● Aim of the exercise
Using the records that follow, reproduce exactly the lines starting at the line containing "Reproduce this chart with Plotly." and ending at the line containing "import plotly.graph_objects as go". Include both end lines and no pictures.

(Records with drawing code)
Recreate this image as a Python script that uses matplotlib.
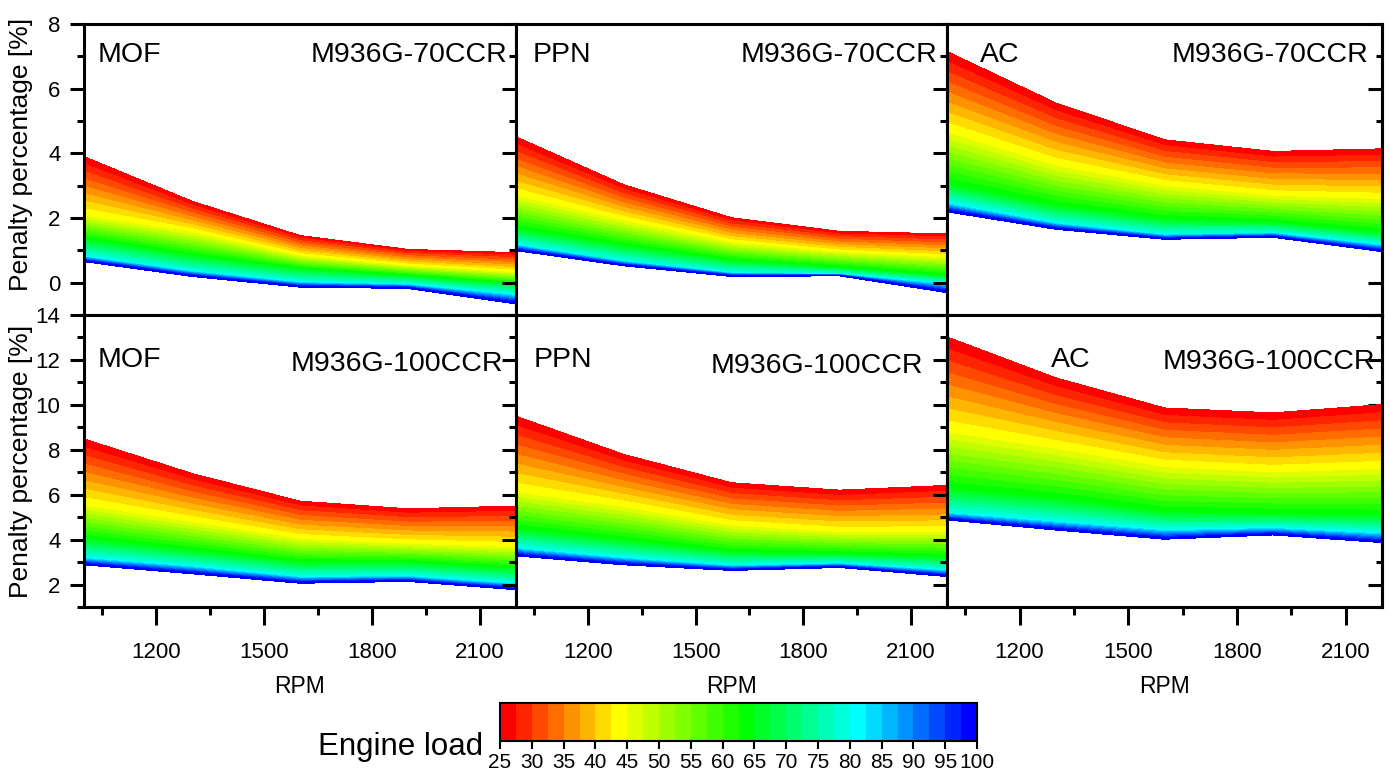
import numpy as np
import matplotlib
matplotlib.use("Agg")
import matplotlib.pyplot as plt
from matplotlib.colors import LinearSegmentedColormap

plt.rcParams["font.family"] = ["Liberation Sans", "DejaVu Sans"]

# ---- data ----
rpm = [1000, 1300, 1600, 1900, 2200]
loads = [25, 45, 65, 80, 100]

# penalty [%] for each load (rows) at each rpm (columns)
mof_70 = [[3.89, 2.51, 1.45, 1.02, 0.92],
          [2.05, 1.54, 0.81, 0.50, 0.30],
          [1.33, 0.81, 0.40, 0.19, -0.06],
          [0.81, 0.35, 0.01, -0.06, -0.37],
          [0.66, 0.20, -0.13, -0.17, -0.65]]
ppn_70 = [[4.50, 3.02, 2.00, 1.58, 1.50],
          [2.66, 1.89, 1.22, 0.92, 0.76],
          [1.64, 1.12, 0.66, 0.45, 0.19],
          [1.17, 0.66, 0.30, 0.25, -0.03],
          [1.00, 0.53, 0.20, 0.22, -0.30]]
ac_70 = [[7.14, 5.55, 4.41, 4.05, 4.13],
         [4.62, 3.59, 2.97, 2.66, 2.56],
         [3.02, 2.35, 1.94, 1.84, 1.53],
         [2.46, 1.84, 1.48, 1.53, 1.17],
         [2.20, 1.66, 1.35, 1.41, 0.97]]
mof_100 = [[8.47, 6.93, 5.70, 5.36, 5.48],
           [5.48, 4.74, 4.00, 3.78, 3.63],
           [4.00, 3.48, 2.96, 2.96, 2.67],
           [3.19, 2.81, 2.34, 2.37, 2.04],
           [2.89, 2.49, 2.07, 2.15, 1.78]]
ppn_100 = [[9.48, 7.78, 6.52, 6.19, 6.40],
           [6.07, 5.41, 4.59, 4.30, 4.30],
           [4.44, 3.93, 3.41, 3.33, 3.19],
           [3.63, 3.19, 2.84, 2.93, 2.64],
           [3.29, 2.89, 2.64, 2.77, 2.37]]
ac_100 = [[13.01, 11.19, 9.85, 9.63, 10.00],
          [8.74, 8.00, 7.19, 6.96, 7.11],
          [6.22, 5.78, 5.19, 5.11, 5.04],
          [5.19, 4.81, 4.44, 4.52, 4.30],
          [4.89, 4.44, 4.03, 4.22, 3.88]]

panels = [[("MOF", "M936G-70CCR", mof_70), ("PPN", "M936G-70CCR", ppn_70), ("AC", "M936G-70CCR", ac_70)],
          [("MOF", "M936G-100CCR", mof_100), ("PPN", "M936G-100CCR", ppn_100), ("AC", "M936G-100CCR", ac_100)]]

levels = np.arange(25, 100.1, 2.5)
cbar_ticks = list(range(25, 101, 5))

# rainbow red -> yellow -> green -> cyan -> blue, 30 steps
cmap = LinearSegmentedColormap.from_list(
    "load", [(0, "#ff0000"), (7 / 29, "#ffff00"), (15 / 29, "#00ff00"),
             (22 / 29, "#00ffff"), (1, "#0000ff")]).resampled(30)

W, H = 1390, 782
fig = plt.figure(figsize=(W / 100, H / 100), dpi=100)


def box(x0, y0, x1, y1):
    return [x0 / W, 1 - y1 / H, (x1 - x0) / W, (y1 - y0) / H]


col_px = [(84, 516), (516, 947), (947, 1382)]
row_px = [(24, 315), (315, 607)]
ylims = [(-1, 8), (1, 14)]

tag_pos = [[(98, 62, 507, 62), (533, 62, 937, 62), (980, 62, 1368, 62)],
           [(98, 367, 503, 371), (534, 367, 923, 373), (1051, 367, 1375, 369)]]

for r in range(2):
    for c in range(3):
        name, engine, vals = panels[r][c]
        ax = fig.add_axes(box(col_px[c][0], row_px[r][0], col_px[c][1], row_px[r][1]))
        X = np.tile(rpm, (len(loads), 1))
        Y = np.array(vals)
        Z = np.tile(np.array(loads)[:, None], (1, len(rpm)))
        cs = ax.contourf(X, Y, Z, levels=levels, cmap=cmap, vmin=25, vmax=100)
        cs.set_edgecolor("face")
        cs.set_linewidth(0.4)

        ax.set_xlim(1000, 2200)
        ax.set_ylim(*ylims[r])
        ax.set_xticks([1200, 1500, 1800, 2100])
        ax.set_xticks([1050, 1350, 1650, 1950], minor=True)
        lo, hi = ylims[r]
        ax.set_yticks(np.arange(lo + 1, hi + 0.1, 2))
        ax.set_yticks(np.arange(lo, hi + 0.1, 2), minor=True)
        for s in ax.spines.values():
            s.set_linewidth(2.2)

        ax.tick_params(axis="x", which="major", direction="out", length=13, width=2.2,
                       labelsize=16, pad=12, top=False, labelbottom=(r == 1))
        ax.tick_params(axis="x", which="minor", direction="out", length=6, width=2.2, top=False)
        ax.tick_params(axis="y", which="major", direction="out", length=10, width=2.2,
                       labelsize=16, pad=7, right=False, labelleft=(c == 0))
        ax.tick_params(axis="y", which="minor", direction="out", length=5, width=2.2, right=False)
        if c == 2:
            sec = ax.secondary_yaxis("right")
            sec.set_yticks(ax.get_yticks())
            sec.set_yticks(ax.get_yticks(minor=True), minor=True)
            sec.tick_params(which="major", direction="in", length=10, width=2.2, labelright=False)
            sec.tick_params(which="minor", direction="in", length=4.5, width=2.2)
            sec.spines["right"].set_linewidth(2.2)

        x0, y0, x1, y1 = tag_pos[r][c]
        fig.text(x0 / W, 1 - y0 / H, name, fontsize=20.5, ha="left", va="baseline")
        fig.text(x1 / W, 1 - y1 / H, engine, fontsize=20.5, ha="right", va="baseline")

        if r == 1:
            mid = (col_px[c][0] + col_px[c][1]) / 2
            fig.text(mid / W, 1 - 693 / H, "RPM", fontsize=16.5, ha="center", va="baseline")

for yc in [154, 461]:
    fig.text(21 / W, 1 - yc / H, "Penalty percentage [%]", fontsize=19, rotation=90,
             ha="center", va="center")

# colour bar for engine load
cax = fig.add_axes(box(500, 703, 977, 741))
cb = fig.colorbar(cs, cax=cax, orientation="horizontal", ticks=cbar_ticks)
cb.outline.set_linewidth(1.5)
cax.tick_params(direction="out", length=6, width=1.5, labelsize=15, pad=3)
cax.xaxis.set_ticklabels([str(t) for t in cbar_ticks])
fig.text(483 / W, 1 - 755 / H, "Engine load", fontsize=22.5, ha="right", va="baseline")

fig.savefig("out.png", dpi=100)
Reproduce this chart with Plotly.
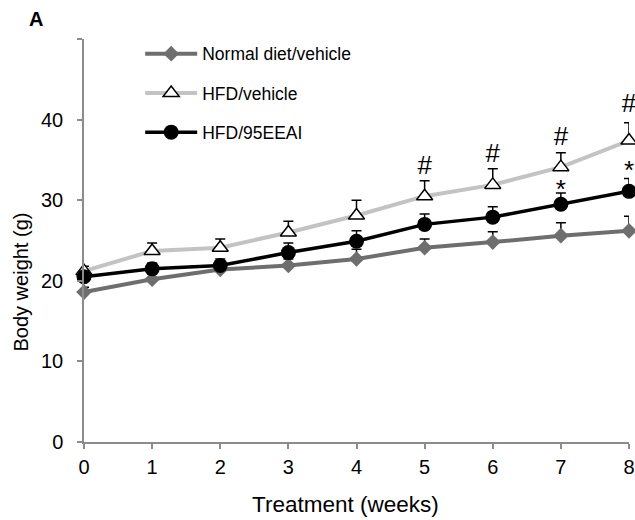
import plotly.graph_objects as go

weeks = [0, 1, 2, 3, 4, 5, 6, 7, 8]
normal = [18.6, 20.2, 21.4, 21.9, 22.7, 24.1, 24.8, 25.6, 26.2]
normal_err = [0.6, 0.6, 0.7, 0.8, 1.2, 1.1, 1.3, 1.6, 1.8]
hfd_vehicle = [21.2, 23.7, 24.1, 26.0, 28.1, 30.5, 31.9, 34.1, 37.4]
hfd_vehicle_err = [0.6, 1.0, 1.1, 1.4, 1.9, 1.9, 2.0, 1.8, 2.2]
hfd_95 = [20.5, 21.5, 21.9, 23.5, 24.9, 27.0, 27.9, 29.5, 31.1]
hfd_95_err = [0.7, 0.7, 0.8, 1.2, 1.3, 1.3, 1.3, 1.4, 1.6]

hash_x = [5, 6, 7, 8]
hash_y = [34.0, 35.6, 37.7, 41.7]
star_x = [7, 8]
star_y = [31.1, 33.4]

names = ["Normal diet/vehicle", "HFD/vehicle", "HFD/95EEAI"]
y_ticks = [0, 10, 20, 30, 40, 50]
y_tick_text = ["0", "10", "20", "30", "40", ""]

FONT = "Liberation Sans, Arial, sans-serif"

L, R, T, B = 84.3, 5.5, 39.2, 78.3
PW = 635 - L - R
PH = 520 - T - B


def px_x(px):
    return (px - L) / PW


def px_y(py):
    return (520 - B - py) / PH


def err(vals):
    return dict(type="data", symmetric=False, array=vals, arrayminus=[0] * len(vals),
                color="black", thickness=1.5, width=5)


fig = go.Figure()
fig.add_trace(go.Scatter(
    x=weeks, y=normal, name=names[0], mode="lines+markers",
    line=dict(color="#6e6e6e", width=4),
    marker=dict(symbol="diamond", size=12, color="#6e6e6e"),
    error_y=err(normal_err), cliponaxis=False, legendgroup="a"))
fig.add_trace(go.Scatter(
    x=weeks, y=hfd_vehicle, name=names[1], mode="lines+markers",
    line=dict(color="#c3c3c3", width=4),
    marker=dict(symbol="triangle-up", size=14, color="white",
                line=dict(color="black", width=1.5)),
    error_y=err(hfd_vehicle_err), cliponaxis=False, legendgroup="b"))
fig.add_trace(go.Scatter(
    x=weeks, y=hfd_95, name=names[2], mode="lines+markers",
    line=dict(color="black", width=3.5),
    marker=dict(symbol="circle", size=15, color="black"),
    error_y=err(hfd_95_err), cliponaxis=False, legendgroup="c"))
fig.add_trace(go.Scatter(
    x=hash_x, y=hash_y, mode="text", text=["#"] * len(hash_x),
    textfont=dict(family=FONT, size=26, color="black"),
    showlegend=False, cliponaxis=False, hoverinfo="skip"))
fig.add_trace(go.Scatter(
    x=star_x, y=star_y, mode="text", text=["*"] * len(star_x),
    textfont=dict(family=FONT, size=26, color="black"),
    showlegend=False, cliponaxis=False, hoverinfo="skip"))

fig.update_layout(
    width=635, height=520,
    margin=dict(l=L, r=R, t=T, b=B, autoexpand=False),
    paper_bgcolor="white", plot_bgcolor="white",
    font=dict(family=FONT, size=17, color="black"),
    showlegend=True,
    legend=dict(x=px_x(140.5), y=px_y(36), xanchor="left", yanchor="top",
                bgcolor="rgba(0,0,0,0)", itemwidth=52,
                traceorder="grouped", tracegroupgap=13.5,
                font=dict(family=FONT, size=17.5, color="black")),
    xaxis=dict(range=[0, 8], tickvals=weeks, ticks="outside", ticklen=5,
               tickcolor="#8c8c8c", tickwidth=1.5, showline=True,
               linecolor="#8c8c8c", linewidth=1.5, showgrid=False,
               zeroline=False, tickfont=dict(size=20), automargin=False,
               ticklabelstandoff=1),
    yaxis=dict(range=[0, 50], tickvals=y_ticks, ticktext=y_tick_text,
               ticks="outside", ticklen=5, tickcolor="#8c8c8c", tickwidth=1.5,
               showline=True, linecolor="#8c8c8c", linewidth=1.5,
               showgrid=False, zeroline=False, tickfont=dict(size=20),
               automargin=False, ticklabelstandoff=10),
    annotations=[
        dict(text="Treatment (weeks)", xref="paper", yref="paper",
             x=px_x(346), y=px_y(504),
             xanchor="center", yanchor="middle", showarrow=False,
             font=dict(family=FONT, size=22.5)),
        dict(text="Body weight (g)", xref="paper", yref="paper",
             x=px_x(21), y=px_y(281.7), textangle=-90,
             xanchor="center", yanchor="middle", showarrow=False,
             font=dict(family=FONT, size=20)),
        dict(text="<b>A</b>", xref="paper", yref="paper",
             x=px_x(36.5), y=px_y(19.5),
             xanchor="center", yanchor="middle", showarrow=False,
             font=dict(family=FONT, size=20)),
    ],
)

fig.write_html("out.html", config={"displayModeBar": False},
               post_script="document.body.style.margin='0px';")
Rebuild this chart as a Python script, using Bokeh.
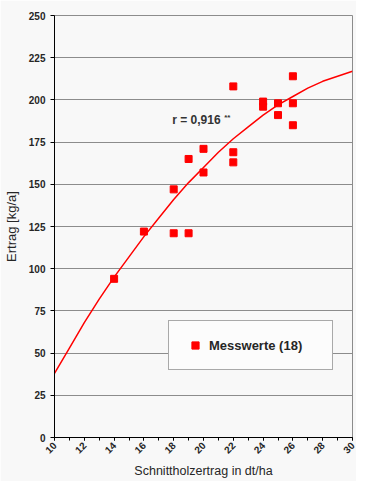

● Written reply
Reproduce this chart with Plotly.
import plotly.graph_objects as go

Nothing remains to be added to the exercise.